Real-estate investment trusts (REITs) could prove to be an attractive investment over the long run. They are closely linked to the performance of the UK economy, since they receive rental income from the shops that lease their space, as well as capital growth from increases in the value of the property they own.
Indeed, with the UK economy seemingly going from strength to strength, REITs could perform well. So, which one is the most attractive?
Land Securities
With shares having delivered capital gains of 17% over the last year, it is of little surprise that Land Securities (LSE: LAND) trades on a relatively high price to earnings (P/E) ratio of 25.2. The effect of this on Land Securities’ yield is pronounced, since shares in the trust currently yield just 3.1%, which is rather disappointing.
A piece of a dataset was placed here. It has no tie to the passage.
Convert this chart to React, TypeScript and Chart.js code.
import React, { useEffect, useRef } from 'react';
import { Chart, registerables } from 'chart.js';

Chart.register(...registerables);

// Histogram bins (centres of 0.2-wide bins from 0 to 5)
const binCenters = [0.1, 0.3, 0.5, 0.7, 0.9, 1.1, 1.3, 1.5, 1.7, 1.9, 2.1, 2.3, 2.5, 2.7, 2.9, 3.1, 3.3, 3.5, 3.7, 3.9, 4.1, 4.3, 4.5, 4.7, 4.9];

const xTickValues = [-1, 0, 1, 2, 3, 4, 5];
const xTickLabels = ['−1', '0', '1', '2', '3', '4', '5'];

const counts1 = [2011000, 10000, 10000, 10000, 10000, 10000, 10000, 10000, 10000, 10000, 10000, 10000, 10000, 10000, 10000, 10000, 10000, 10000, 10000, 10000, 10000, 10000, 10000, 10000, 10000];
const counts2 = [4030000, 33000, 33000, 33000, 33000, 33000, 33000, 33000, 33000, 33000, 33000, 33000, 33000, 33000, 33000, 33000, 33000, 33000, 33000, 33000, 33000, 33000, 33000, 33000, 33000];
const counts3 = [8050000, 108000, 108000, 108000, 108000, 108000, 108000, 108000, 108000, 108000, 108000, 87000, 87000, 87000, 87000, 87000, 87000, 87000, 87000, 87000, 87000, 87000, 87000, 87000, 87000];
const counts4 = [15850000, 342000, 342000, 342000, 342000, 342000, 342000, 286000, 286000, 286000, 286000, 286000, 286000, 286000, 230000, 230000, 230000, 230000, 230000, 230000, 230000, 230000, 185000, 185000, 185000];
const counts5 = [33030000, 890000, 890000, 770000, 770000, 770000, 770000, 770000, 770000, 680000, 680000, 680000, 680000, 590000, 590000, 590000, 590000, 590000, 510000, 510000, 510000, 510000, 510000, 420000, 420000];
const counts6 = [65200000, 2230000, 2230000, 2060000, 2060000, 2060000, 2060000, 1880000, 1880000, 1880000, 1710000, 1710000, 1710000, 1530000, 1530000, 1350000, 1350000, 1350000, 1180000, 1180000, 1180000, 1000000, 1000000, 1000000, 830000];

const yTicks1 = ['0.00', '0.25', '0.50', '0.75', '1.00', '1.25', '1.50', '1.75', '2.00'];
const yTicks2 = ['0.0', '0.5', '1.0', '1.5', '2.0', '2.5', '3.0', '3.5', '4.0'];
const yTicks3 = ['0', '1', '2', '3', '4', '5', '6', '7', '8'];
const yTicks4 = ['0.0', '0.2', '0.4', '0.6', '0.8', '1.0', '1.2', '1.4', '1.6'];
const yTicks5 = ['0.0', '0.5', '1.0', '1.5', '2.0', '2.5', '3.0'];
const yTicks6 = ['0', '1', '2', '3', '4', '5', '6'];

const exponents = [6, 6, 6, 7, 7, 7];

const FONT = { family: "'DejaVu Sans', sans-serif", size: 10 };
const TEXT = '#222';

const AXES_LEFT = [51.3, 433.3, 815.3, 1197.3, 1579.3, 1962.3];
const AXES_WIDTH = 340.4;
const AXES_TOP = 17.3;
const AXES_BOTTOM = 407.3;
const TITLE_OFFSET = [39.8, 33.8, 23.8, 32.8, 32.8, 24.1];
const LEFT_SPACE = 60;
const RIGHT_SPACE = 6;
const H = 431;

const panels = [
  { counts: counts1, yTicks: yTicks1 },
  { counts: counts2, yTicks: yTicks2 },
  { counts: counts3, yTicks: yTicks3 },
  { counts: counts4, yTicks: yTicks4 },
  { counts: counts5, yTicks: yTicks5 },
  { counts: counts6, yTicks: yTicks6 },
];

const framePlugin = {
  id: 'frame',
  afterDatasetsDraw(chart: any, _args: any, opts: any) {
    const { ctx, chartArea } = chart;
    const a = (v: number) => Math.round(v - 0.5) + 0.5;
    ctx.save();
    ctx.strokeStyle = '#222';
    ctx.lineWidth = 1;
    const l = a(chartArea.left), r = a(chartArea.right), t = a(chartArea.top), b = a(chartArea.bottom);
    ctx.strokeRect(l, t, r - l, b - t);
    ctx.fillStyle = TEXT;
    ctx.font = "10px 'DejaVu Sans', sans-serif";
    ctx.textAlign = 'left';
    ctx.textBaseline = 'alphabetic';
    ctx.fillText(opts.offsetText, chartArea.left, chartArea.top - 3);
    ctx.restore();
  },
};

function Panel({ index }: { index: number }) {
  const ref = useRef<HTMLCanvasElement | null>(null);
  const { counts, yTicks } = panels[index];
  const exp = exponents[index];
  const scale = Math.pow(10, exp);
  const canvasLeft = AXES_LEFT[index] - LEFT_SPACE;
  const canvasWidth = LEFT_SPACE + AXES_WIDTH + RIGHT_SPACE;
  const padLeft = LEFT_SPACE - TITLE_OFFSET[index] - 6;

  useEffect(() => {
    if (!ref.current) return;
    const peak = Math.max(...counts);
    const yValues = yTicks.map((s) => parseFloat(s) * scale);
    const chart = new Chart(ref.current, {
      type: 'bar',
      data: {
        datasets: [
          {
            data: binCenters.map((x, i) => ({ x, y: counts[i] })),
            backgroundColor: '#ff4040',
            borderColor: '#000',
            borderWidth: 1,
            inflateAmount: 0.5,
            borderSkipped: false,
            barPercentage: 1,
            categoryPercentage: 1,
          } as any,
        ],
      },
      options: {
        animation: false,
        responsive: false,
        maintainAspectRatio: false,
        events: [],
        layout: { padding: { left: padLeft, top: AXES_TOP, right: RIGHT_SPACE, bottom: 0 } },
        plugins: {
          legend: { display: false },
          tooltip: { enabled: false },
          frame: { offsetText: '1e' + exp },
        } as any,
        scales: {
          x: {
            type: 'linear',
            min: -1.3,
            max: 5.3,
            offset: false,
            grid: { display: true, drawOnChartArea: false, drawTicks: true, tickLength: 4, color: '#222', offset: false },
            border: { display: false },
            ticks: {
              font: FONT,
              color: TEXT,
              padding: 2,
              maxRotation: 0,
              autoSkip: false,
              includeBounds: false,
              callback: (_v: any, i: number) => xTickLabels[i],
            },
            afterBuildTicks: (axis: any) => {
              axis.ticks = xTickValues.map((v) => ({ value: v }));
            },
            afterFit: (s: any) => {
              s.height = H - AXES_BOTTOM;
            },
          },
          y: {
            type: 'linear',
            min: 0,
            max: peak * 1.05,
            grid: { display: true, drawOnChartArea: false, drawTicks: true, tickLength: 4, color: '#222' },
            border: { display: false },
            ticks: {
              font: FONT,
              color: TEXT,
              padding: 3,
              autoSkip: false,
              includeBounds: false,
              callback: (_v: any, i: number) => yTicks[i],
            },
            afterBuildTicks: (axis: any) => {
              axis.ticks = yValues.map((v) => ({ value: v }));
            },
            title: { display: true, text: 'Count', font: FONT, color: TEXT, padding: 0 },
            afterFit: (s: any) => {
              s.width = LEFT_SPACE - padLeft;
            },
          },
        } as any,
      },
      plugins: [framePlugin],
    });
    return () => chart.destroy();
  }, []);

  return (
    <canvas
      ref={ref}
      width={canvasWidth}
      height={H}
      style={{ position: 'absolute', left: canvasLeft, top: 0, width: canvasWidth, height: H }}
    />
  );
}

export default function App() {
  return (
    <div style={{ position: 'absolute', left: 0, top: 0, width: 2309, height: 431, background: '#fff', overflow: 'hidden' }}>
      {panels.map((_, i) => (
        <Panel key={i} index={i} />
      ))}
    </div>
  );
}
Furthermore, the trust’s bottom line is not expected to grow this year and, as such, it may be prudent to wait for share price weakness before new investors buy in.
Hammerson
As with Land Securities, shares in Hammerson (LSE: HMSO) trade on a relatively high P/E of 23.4, having risen by 20% over the last year. However, unlike Land Securities, Hammerson yields 3.6% and, more importantly, is forecast to grow its bottom line by 6% in the current year and by 12% next year. Therefore, it appears to be more attractive than Land Securities in terms of growth potential and income, although a rather high P/E means short-term share price weakness may be needed to buy in.
Segro
Encouragingly, Segro’s (LSE: SGRO) yield is a marked improvement on that of Hammerson or Land Securities. Indeed, shares in Segro currently yield an impressive 4.4%, which is much more in keeping with the generous income that a REIT should offer investors. It also trades on a lower P/E than the two previously mentioned REITs, with Segro currently having a P/E of 20.4. The major downside, though, is that earnings are forecast to fall by 6% this year, which highlights the volatility that is present in the bottom line of REITs. Still, due to its yield and relatively attractive P/E, Segro could be a strong performer in the long run.
British Land
Shares in British Land (LSE: BLND) offer investors the best compromise among the five REITs within this article. Although they don’t have the lowest P/E, the best growth prospects or the highest yield, they are the most solid performer and, as such, are attractive at current levels. For instance, a yield of 4% is not vast, but is attractive and a P/E of 21.8, although high, is still lower than two of its sector peers. Furthermore, consistent growth prospects over the next two years (8% per annum) mean that British Land appears to be a sound means of gaining exposure to UK commercial property.
Hansteen
Although earnings at Hansteen (LSE: HSTN) are forecast to fall by 13% this year, the trust is forecast to deliver growth of 8% next year, thereby reversing a large part of a disappointing year. However, what makes Hansteen potentially the most attractive REIT is that it offers investors the highest yield (5.2%) and yet trades on a P/E of just 15.8, which is considerably below any of the other four REITs listed here. As such, it appears attractive at current levels despite rising by over 26% during the last year.